## Start Given information

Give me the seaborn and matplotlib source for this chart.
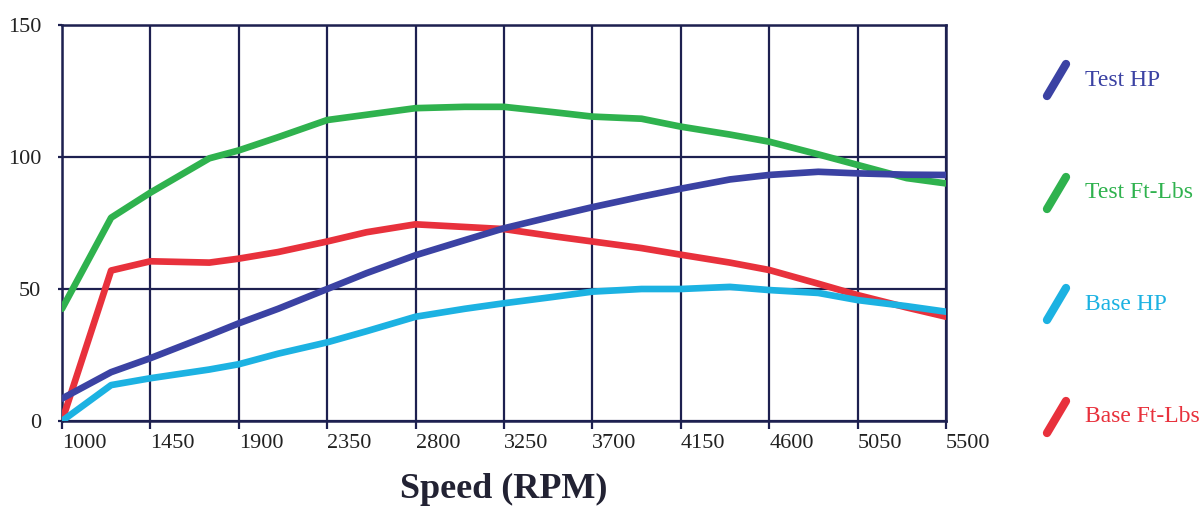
import matplotlib
matplotlib.use("Agg")
import matplotlib.pyplot as plt
import seaborn as sns
import pandas as pd
from matplotlib.lines import Line2D

# engine speed samples (RPM)
rpm = [1000, 1250, 1450, 1750, 1900, 2100, 2350, 2550, 2800, 3050, 3250,
       3500, 3700, 3950, 4150, 4400, 4600, 4850, 5050, 5300, 5500]

test_hp = [8.5, 18.5, 23.8, 32.5, 37.0, 42.5, 50.0, 56.0, 62.8, 68.5, 73.0,
           77.5, 81.0, 85.0, 88.0, 91.5, 93.2, 94.4, 93.8, 93.3, 93.2]
test_ftlbs = [42.5, 77.0, 86.5, 99.5, 102.5, 107.5, 114.0, 116.0, 118.5, 119.0, 119.0,
              117.0, 115.3, 114.5, 111.5, 108.5, 105.8, 101.0, 97.0, 92.0, 90.0]
base_hp = [0.0, 13.6, 16.2, 19.5, 21.5, 25.5, 29.8, 34.0, 39.5, 42.5, 44.6,
           47.0, 49.0, 50.0, 50.0, 50.8, 49.6, 48.5, 45.8, 43.5, 41.4]
base_ftlbs = [0.0, 57.0, 60.5, 60.0, 61.5, 64.0, 68.0, 71.5, 74.5, 73.5, 72.7,
              70.0, 68.0, 65.5, 63.0, 60.0, 57.2, 52.0, 47.7, 43.0, 39.5]

series = ["Test HP", "Test Ft-Lbs", "Base HP", "Base Ft-Lbs"]
colors = {"Test HP": "#3b42a3", "Test Ft-Lbs": "#2fb24e",
          "Base HP": "#1cb2e2", "Base Ft-Lbs": "#e8313c"}
x_ticks = [1000, 1450, 1900, 2350, 2800, 3250, 3700, 4150, 4600, 5050, 5500]
y_ticks = [0, 50, 100, 150]

df = pd.concat([
    pd.DataFrame({"RPM": rpm, "Value": vals, "Series": name})
    for name, vals in zip(series, [test_hp, test_ftlbs, base_hp, base_ftlbs])
])

sns.set_style("white")
plt.rcParams["font.family"] = ["Liberation Serif", "DejaVu Serif"]

grid_c = "#1d2050"
fig = plt.figure(figsize=(12.01, 5.07), dpi=100)
ax = fig.add_axes([62 / 1201, 1 - 421 / 507, (946 - 62) / 1201, (421 - 25) / 507])

# draw in reverse so Test HP ends on top like the original
for name in ["Base Ft-Lbs", "Base HP", "Test Ft-Lbs", "Test HP"]:
    sns.lineplot(data=df[df["Series"] == name], x="RPM", y="Value",
                 color=colors[name], linewidth=4.8, ax=ax, legend=False,
                 solid_capstyle="round", zorder=3)

ax.set_xlim(1000, 5500)
ax.set_ylim(0, 150)
ax.set_xticks(x_ticks)
ax.set_yticks(y_ticks)
ax.set_xticklabels([str(t) for t in x_ticks], ha="left")
ax.grid(True, color=grid_c, linewidth=1.6, zorder=1)
for s in ax.spines.values():
    s.set_color(grid_c)
    s.set_linewidth(1.8)
ax.tick_params(axis="x", length=6, width=1.6, color=grid_c, pad=3,
               labelsize=16, labelcolor="#222222", bottom=True)
ax.tick_params(axis="y", length=3, width=1.6, color=grid_c, pad=12,
               labelsize=16, labelcolor="#222222", left=True)
ax.set_xlabel("Speed (RPM)", fontsize=26, fontweight="bold", color="#222233", labelpad=15)
ax.set_ylabel("")

# hand-drawn style legend on the right
leg_y = [80, 193, 304, 417]
for name, yc in zip(series, leg_y):
    fig.add_artist(Line2D([1047 / 1201, 1066 / 1201],
                          [1 - (yc + 16) / 507, 1 - (yc - 16) / 507],
                          color=colors[name], linewidth=6, solid_capstyle="round"))
    fig.text(1085 / 1201, 1 - yc / 507, name, color=colors[name],
             fontsize=17, va="center", ha="left")

plt.savefig("out.png", dpi=100, facecolor="white")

## End Given information

Exercise description: With the pictures left out, transcribe the material exactly.

Solved problem:
Give me the seaborn and matplotlib source for this chart.
import matplotlib
matplotlib.use("Agg")
import matplotlib.pyplot as plt
import seaborn as sns
import pandas as pd
from matplotlib.lines import Line2D

# engine speed samples (RPM)
rpm = [1000, 1250, 1450, 1750, 1900, 2100, 2350, 2550, 2800, 3050, 3250,
       3500, 3700, 3950, 4150, 4400, 4600, 4850, 5050, 5300, 5500]

test_hp = [8.5, 18.5, 23.8, 32.5, 37.0, 42.5, 50.0, 56.0, 62.8, 68.5, 73.0,
           77.5, 81.0, 85.0, 88.0, 91.5, 93.2, 94.4, 93.8, 93.3, 93.2]
test_ftlbs = [42.5, 77.0, 86.5, 99.5, 102.5, 107.5, 114.0, 116.0, 118.5, 119.0, 119.0,
              117.0, 115.3, 114.5, 111.5, 108.5, 105.8, 101.0, 97.0, 92.0, 90.0]
base_hp = [0.0, 13.6, 16.2, 19.5, 21.5, 25.5, 29.8, 34.0, 39.5, 42.5, 44.6,
           47.0, 49.0, 50.0, 50.0, 50.8, 49.6, 48.5, 45.8, 43.5, 41.4]
base_ftlbs = [0.0, 57.0, 60.5, 60.0, 61.5, 64.0, 68.0, 71.5, 74.5, 73.5, 72.7,
              70.0, 68.0, 65.5, 63.0, 60.0, 57.2, 52.0, 47.7, 43.0, 39.5]

series = ["Test HP", "Test Ft-Lbs", "Base HP", "Base Ft-Lbs"]
colors = {"Test HP": "#3b42a3", "Test Ft-Lbs": "#2fb24e",
          "Base HP": "#1cb2e2", "Base Ft-Lbs": "#e8313c"}
x_ticks = [1000, 1450, 1900, 2350, 2800, 3250, 3700, 4150, 4600, 5050, 5500]
y_ticks = [0, 50, 100, 150]

df = pd.concat([
    pd.DataFrame({"RPM": rpm, "Value": vals, "Series": name})
    for name, vals in zip(series, [test_hp, test_ftlbs, base_hp, base_ftlbs])
])

sns.set_style("white")
plt.rcParams["font.family"] = ["Liberation Serif", "DejaVu Serif"]

grid_c = "#1d2050"
fig = plt.figure(figsize=(12.01, 5.07), dpi=100)
ax = fig.add_axes([62 / 1201, 1 - 421 / 507, (946 - 62) / 1201, (421 - 25) / 507])

# draw in reverse so Test HP ends on top like the original
for name in ["Base Ft-Lbs", "Base HP", "Test Ft-Lbs", "Test HP"]:
    sns.lineplot(data=df[df["Series"] == name], x="RPM", y="Value",
                 color=colors[name], linewidth=4.8, ax=ax, legend=False,
                 solid_capstyle="round", zorder=3)

ax.set_xlim(1000, 5500)
ax.set_ylim(0, 150)
ax.set_xticks(x_ticks)
ax.set_yticks(y_ticks)
ax.set_xticklabels([str(t) for t in x_ticks], ha="left")
ax.grid(True, color=grid_c, linewidth=1.6, zorder=1)
for s in ax.spines.values():
    s.set_color(grid_c)
    s.set_linewidth(1.8)
ax.tick_params(axis="x", length=6, width=1.6, color=grid_c, pad=3,
               labelsize=16, labelcolor="#222222", bottom=True)
ax.tick_params(axis="y", length=3, width=1.6, color=grid_c, pad=12,
               labelsize=16, labelcolor="#222222", left=True)
ax.set_xlabel("Speed (RPM)", fontsize=26, fontweight="bold", color="#222233", labelpad=15)
ax.set_ylabel("")

# hand-drawn style legend on the right
leg_y = [80, 193, 304, 417]
for name, yc in zip(series, leg_y):
    fig.add_artist(Line2D([1047 / 1201, 1066 / 1201],
                          [1 - (yc + 16) / 507, 1 - (yc - 16) / 507],
                          color=colors[name], linewidth=6, solid_capstyle="round"))
    fig.text(1085 / 1201, 1 - yc / 507, name, color=colors[name],
             fontsize=17, va="center", ha="left")

plt.savefig("out.png", dpi=100, facecolor="white")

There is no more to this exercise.